Sundha Mata temple is a nearly 900-year-old temple of Mother goddess Chamunda situated on a hilltop called Sundha, located at Longitude 72.367°E and Latitude 24.833°N, in Jalore District of Rajasthan. It is 64 km from Mount Abu and 20 km from the town of Bhinmal.

Geography
At 1220 m height in the Aravalli ranges on Sundha mountain There is a temple of goddesses Chamunda Devi, Worshipped as Sundha Matha by devotees. It is 105 km from district headquarters and 35 km. from sub divisional Bhinmal. 
This place lies in Raniwara Teshil in the mid-east of Malwara to Jaswantpura Road near Dantlawas village.

Many Devotees from Gujarat and Rajasthan and the rest of India visit it. The environment here is fresh and attractive.  The waterfalls flows year-round  at the mountain , Many Communities of different caste established community centres for devotees, there are very good facilities to stay at hilltop at night and worship Goddess Chamunda.

Architecture
Sundha Mata temple is made up of white marble, the pillars reminds of the art of Abu's Dilwara temples pillars. A very beautiful idol of goddess Chamunda stands under the huge stone. Here Chamunda's head is worshipped. It is said that the trunk of mother Chamunda are established in Korta and legs in Sundarla Pal (Jalore). In front of mother Chamunda a BhurBhuva Swaweshwar Shivling is established. In the main temple a duo idol of Shiva and Parvati, Ganesh's idol are considered very old and extinct.

History
In the temple premises there are three historically significant inscriptions that highlight the history of the region.

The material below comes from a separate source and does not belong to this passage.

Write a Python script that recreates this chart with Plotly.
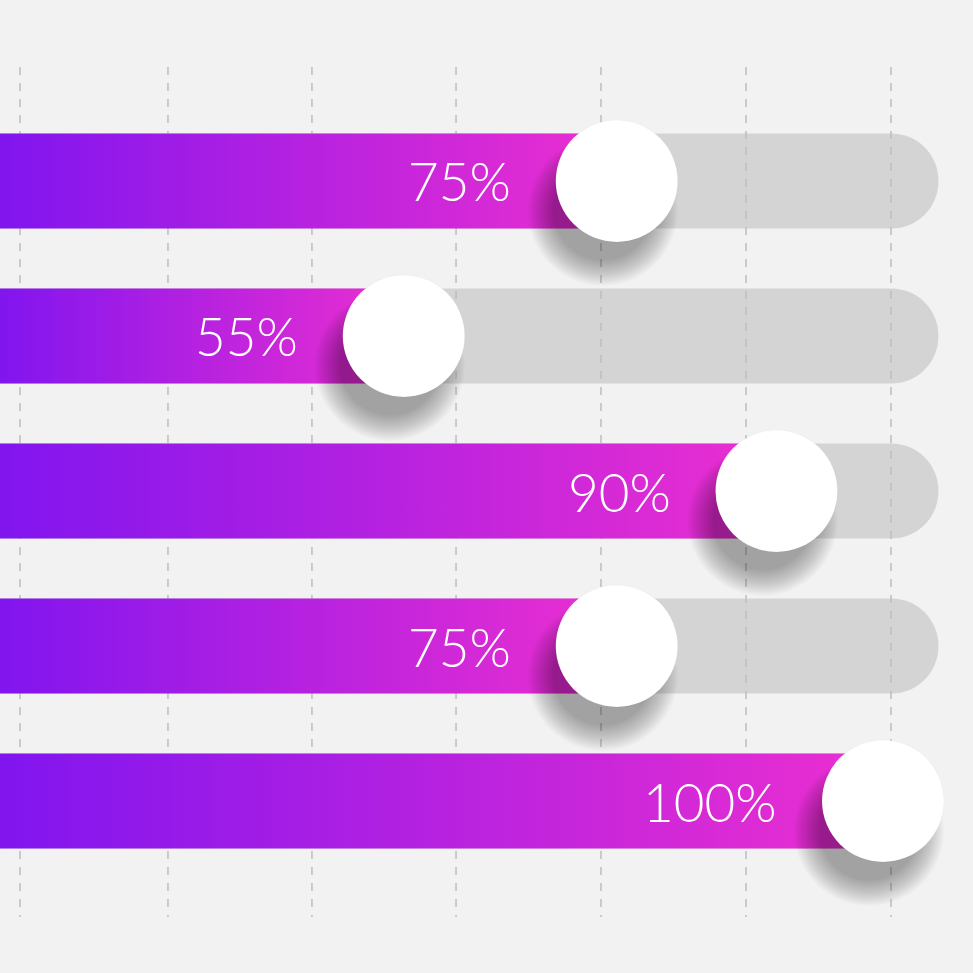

The temple of Sundhamata was constructed by Dewal Pratiharas with the help of Imperial Chauhans of Jalore. The first inscription is from AD 1262, which describes victory of Chauhans and the downfall of Parmaras. The second inscription is from 1326, and the third one is from 1727.

The Sundha inscriptions are of particular importance in historical sense—like the Harishen inscription or Delhi's Mehrauli pillar inscription. Sundha inscriptions throw light on the history of India.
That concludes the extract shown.